Bears fans, do you remember the glory days? The Super Bowl days? The days when the defense was the Monster of the Midway? Do you remember?
Do you remember the dialed down offense, the quarterback, entrusted only to manage the game, to now screw it up to try not to lose instead of trying to win? Remember when they just let the defense do their job, when they let the offense get on the field and quickly get off having given the Bears the advantage in the field position game with “MVP” Brad Maynard. Remember when our greatest weapon was the greatest show on special teams? When we knew that at any moment he could bring one to the house, maybe even two?
That was your 2006 Chicago Bears. That is also your Chicago Bears for Sunday, October 10th, 2010. Of course the difference here is that, hopefully, this will only be a one week experience versus a season long roller coaster. The other difference, and the one I find even more interesting is one that Dan Bernstein from 670 The Score points out.
“One consequence of Jay Cutler’s concussion is the chance that Sunday’s game helps us learn what the Bears really think of their offense, and offense in general.
Upon first glance, the strategy for Sunday looks obvious: back it down from high heat to a simmer with runs, screens, slants and three-step drops. Play field position and clock, trust your defense to let Robbie Gould score (or maybe get some points on its own), and get the hell out of there with the win.
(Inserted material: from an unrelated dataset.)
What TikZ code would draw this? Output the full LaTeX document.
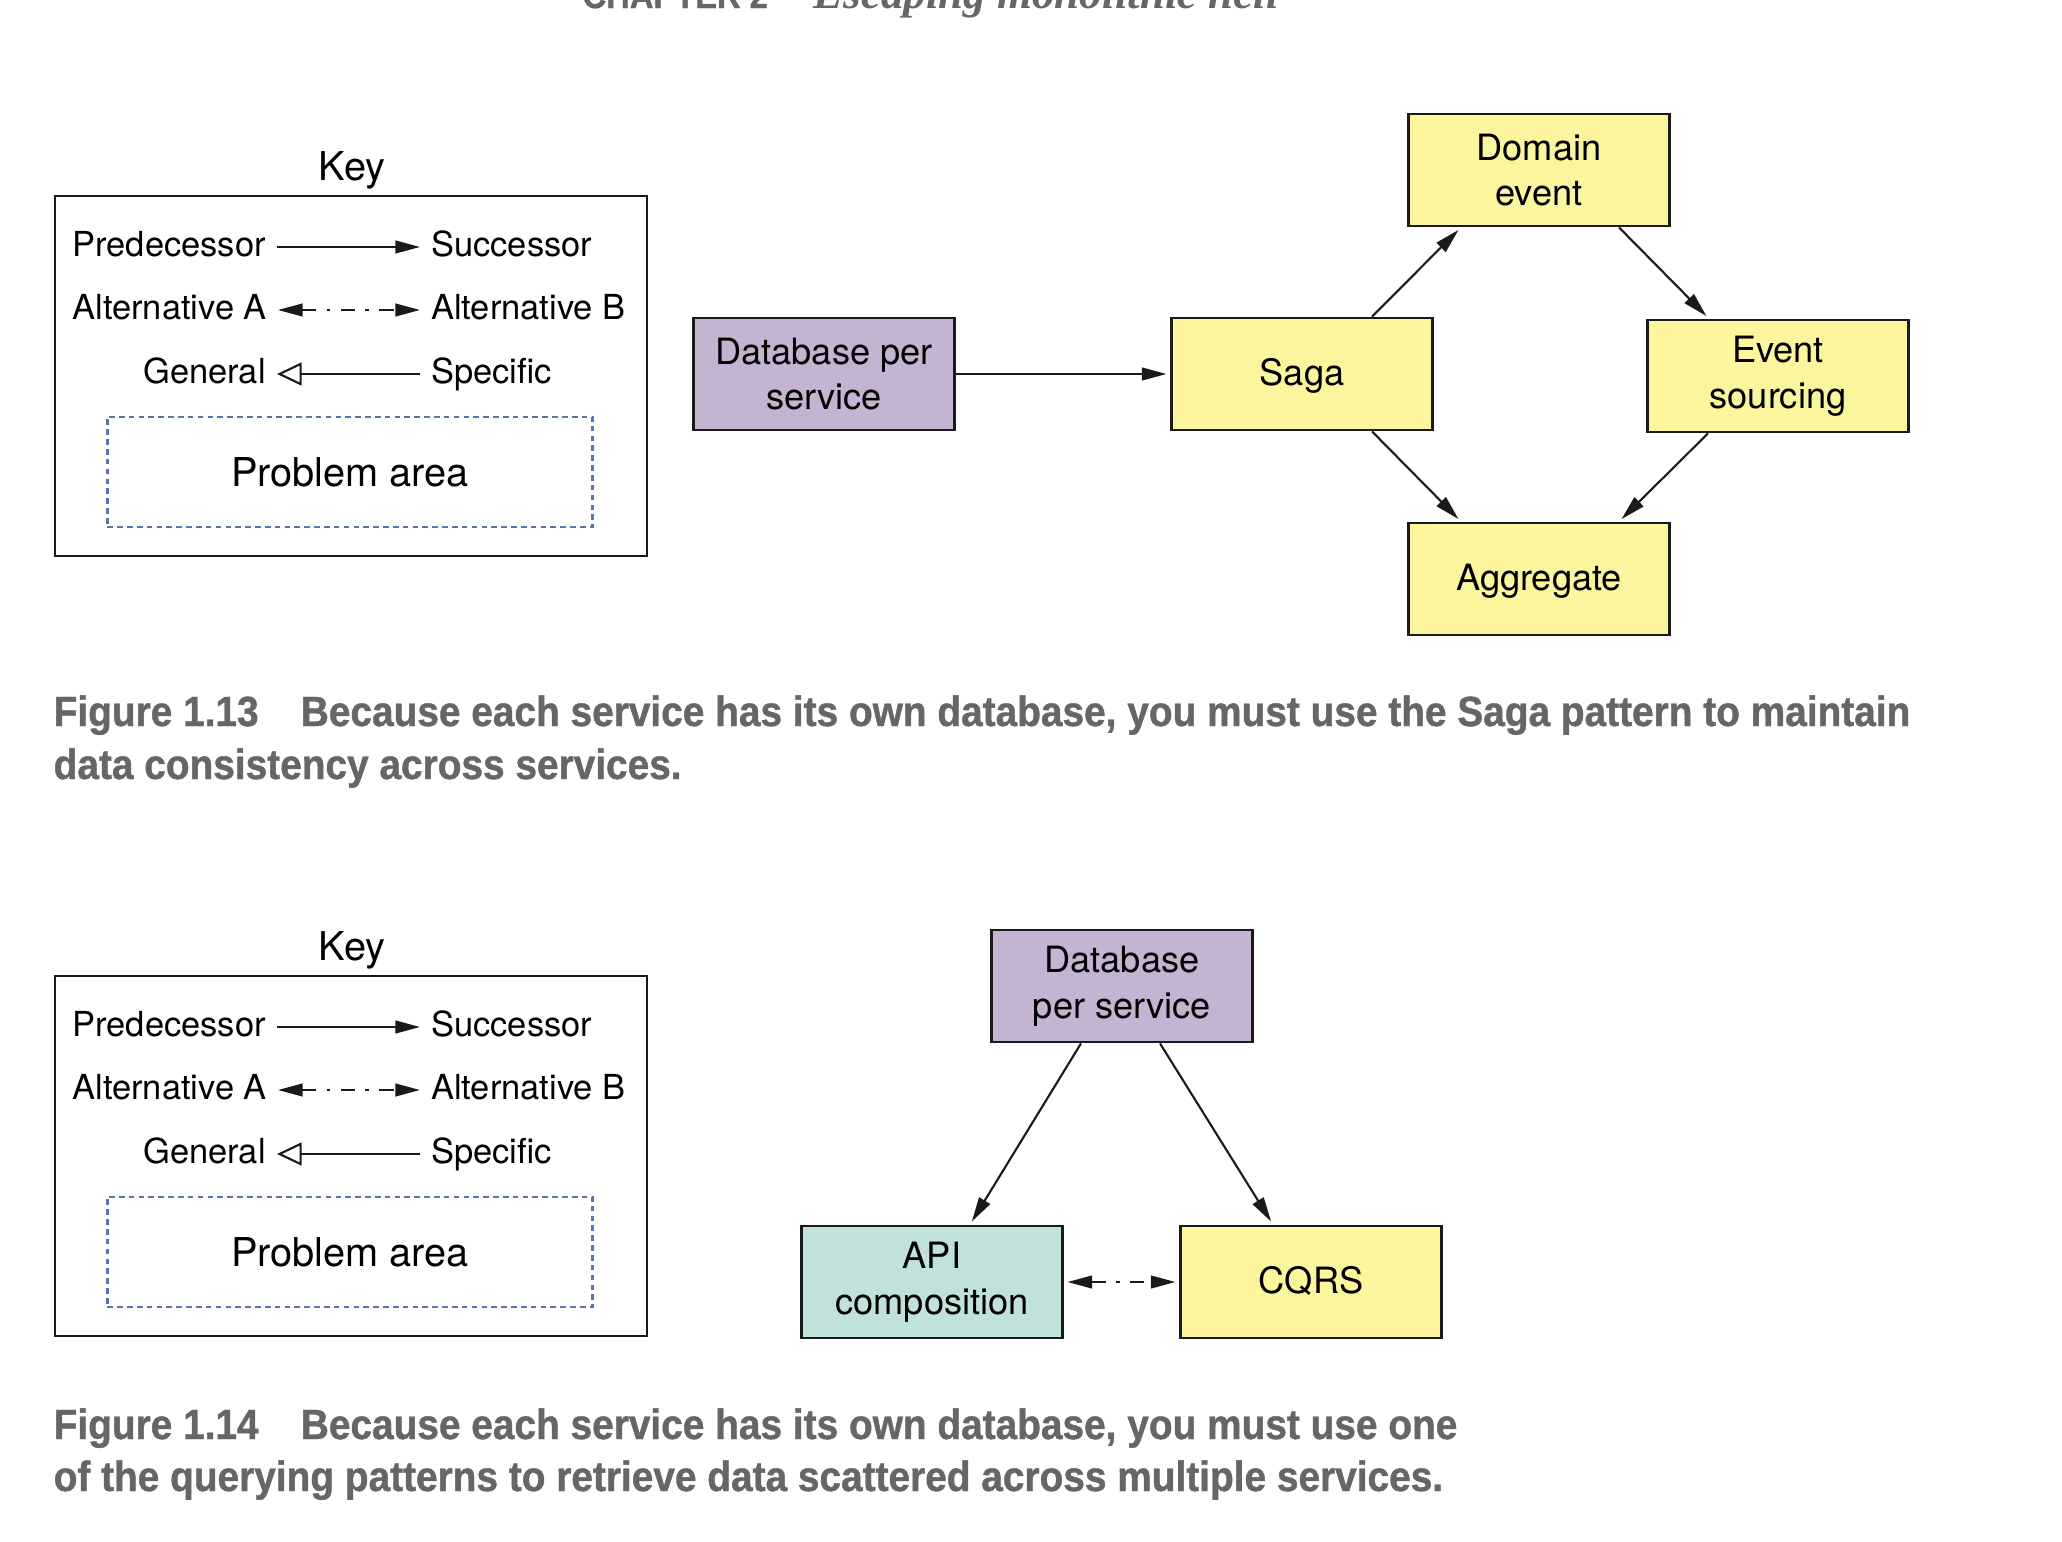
\documentclass[tikz,border=0pt]{standalone}
\usepackage{fontspec}
\setmainfont{TeX Gyre Heros}
\newfontfamily\capfont{Liberation Sans}[FakeStretch=0.92,FakeBold=1]
\newfontfamily\headserif{Liberation Serif}
\usetikzlibrary{arrows.meta,positioning}
\definecolor{ink}{HTML}{1A1A1A}
\definecolor{pale}{HTML}{FBF59E}
\definecolor{lilac}{HTML}{C5B4D1}
\definecolor{mint}{HTML}{C0E2DB}
\definecolor{slate}{HTML}{5B73B3}
\definecolor{capgray}{HTML}{666666}
\tikzset{>={Triangle[length=7pt,width=3.6pt]},box/.style={draw=ink,line width=.8pt,minimum width=2.61cm,minimum height=1.12cm,inner sep=2pt,align=center,font=\fontsize{10.3}{13}\selectfont},oneline/.style={text height=8.6pt,text depth=2pt},patbox/.style={box,fill=pale},dbbox/.style={box,fill=lilac},apibox/.style={box,fill=mint},arr/.style={->,line width=.6pt,ink,shorten >=1pt},altarr/.style={<->,line width=.6pt,ink,dash pattern=on 4pt off 3pt on 1pt off 3pt},genarr/.style={-{Triangle[open,length=7pt,width=6.5pt,fill=white]},line width=.6pt,ink},keytext/.style={font=\fontsize{9.8}{12}\selectfont,inner sep=3pt,text height=7.3pt,text depth=2pt},keytitle/.style={font=\fontsize{11.3}{13}\selectfont},keyframe/.style={draw=ink,line width=.7pt,minimum width=5.92cm,minimum height=3.6cm},probarea/.style={draw=slate,line width=.7pt,dash pattern=on 1.6pt off 1.2pt,minimum width=4.85cm,minimum height=1.1cm,font=\fontsize{11.3}{13}\selectfont},captext/.style={text=capgray,font=\capfont\bfseries\fontsize{12}{15}\selectfont,inner sep=0pt}}
\begin{document}
\begin{tikzpicture}[x=.01cm,y=-.01cm]
\useasboundingbox (0,0) rectangle (2062,1542);
\node[text=capgray,anchor=base west,inner sep=0pt] (chap) at (582,8) {{\capfont\bfseries\fontsize{10.1}{13}\selectfont CHAPTER 2}\hspace{13pt}{\headserif\itshape\bfseries\fontsize{12.8}{14}\selectfont Escaping monolithic hell}};
\foreach \k/\dy in {a/0,b/780}{
\node[keytitle] (key\k) at (352,170+\dy) {Key};
\node[keyframe] (frame\k) at (351,376+\dy) {};
\node[keytext,anchor=east] (pred\k) at (277,247+\dy) {Predecessor};
\node[keytext,anchor=west] (succ\k) at (420,247+\dy) {Successor};
\node[keytext,anchor=east] (alta\k) at (278,310+\dy) {Alternative A};
\node[keytext,anchor=west] (altb\k) at (420,310+\dy) {Alternative B};
\node[keytext,anchor=east] (gen\k) at (277,374+\dy) {General};
\node[keytext,anchor=west] (spec\k) at (420,374+\dy) {Specific};
\node[probarea] (prob\k) at (350,472+\dy) {Problem area};
\draw[arr,shorten >=0pt] (pred\k) -- (succ\k);
\draw[altarr] (alta\k) -- (altb\k);
\draw[genarr] (spec\k) -- (gen\k);
}
\node[dbbox] (dbsa) at (824,374) {Database per\\service};
\node[patbox,oneline] (saga) at (1302,374) {Saga};
\node[patbox] (evsrc) at (1778,376) {Event\\sourcing};
\node[patbox] (domev) at (1539,170) {Domain\\event};
\node[patbox,oneline] (aggr) at (1539,579) {Aggregate};
\draw[arr] (dbsa) -- (saga);
\draw[arr] ([xshift=7mm]saga.north) -- ([xshift=-7.8mm]domev.south);
\draw[arr] ([xshift=8mm]domev.south) -- ([xshift=-6.9mm]evsrc.north);
\draw[arr] ([xshift=7mm]saga.south) -- ([xshift=-7.8mm]aggr.north);
\draw[arr] ([xshift=-7mm]evsrc.south) -- ([xshift=8mm]aggr.north);
\node[captext,anchor=base west] (capa) at (53,726) {Figure 1.13\hspace{1em}Because each service has its own database, you must use the Saga pattern to maintain};
\node[captext,anchor=base west] (capb) at (53,779) {data consistency across services.};
\node[dbbox] (dbsb) at (1122,986) {Database\\per service};
\node[apibox] (apic) at (932,1282) {API\\composition};
\node[patbox,oneline] (cqrs) at (1311,1282) {CQRS};
\draw[arr] ([xshift=-4.1mm]dbsb.south) -- ([xshift=3.8mm]apic.north);
\draw[arr] ([xshift=3.8mm]dbsb.south) -- ([xshift=-3.8mm]cqrs.north);
\draw[altarr,shorten <=1pt,shorten >=1pt] (apic) -- (cqrs);
\node[captext,anchor=base west] (capc) at (53,1439) {Figure 1.14\hspace{1em}Because each service has its own database, you must use one};
\node[captext,anchor=base west] (capd) at (53,1491) {of the querying patterns to retrieve data scattered across multiple services.};
\end{tikzpicture}
\end{document}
But nothing is obvious when Martz is involved. He couldn’t be prouder that he helped make a possible Hall-of-Famer out of Arena refugee Kurt Warner after Trent Green was injured, and he may have learned the wrong lessons from that story. To him, players are machines that carry out specific responsibilities demanded by his system, and he relishes the chance to earn credit for piling up points regardless of who is involved.”
What I find most interesting about the quote above is the second paragraph, most notably that first sentence. Because haven’t we (the collective we) been sorta thinking that would be a good strategy for the last three weeks? Didn’t a lot of us thing that the “runs, screens, slants and three-step drops” looked pretty good against Dallas? Didn’t many of us think that’s how the Bears should have attacked the Packers, the Giants? Even that Giants game was a game until after halftime, believe it or not.
This weekend I would like to believe the Bears could win with Henry Burris at quarterback, because the Panthers come into this game completely one dimensional. Without Steve Smith the Panthers have only their running game to rely on. Worried about Jimmy Clausen? See what Jon Greenberg had to say about that,
“Football Outsiders ranks quarterbacks by a stat called DYAR (defense-adjusted yards above replacement), which is explained as ‘the value of the quarterback’s performance compared to replacement level, adjusted for situation and opponent and then translated into yardage.’
For instance, Peyton Manning’s DYAR is tops in the league at 712 and Kyle Orton is second at 518. Cutler, after last week’s hit parade, is 19th at 90. Clausen is 32nd at -113, in between Dennis Dixon and Derek Anderson. He’s 29th in quarterback rating, again ahead of Anderson, who was benched for this week in favor of another rookie, Max Hall.”
It’s the perfect week for Cutler to rest his concussed head, the matchup in my opinion couldn’t be better. The question isn’t whether the defense can do their job. I believe they can and they will. The question I can’t wait to have answered is whether Mike Martz can truly dial back his style and give the Todd Collins led Bears their best chance to win.
We’ve seen the Bears make adjustments this year unlike any other year under Lovie Smith. Now it’s time to see if Mike Martz, who is nothing if not stubborn, can make a huge one that will get the Bears to 4-1 and keep them atop the NFC North.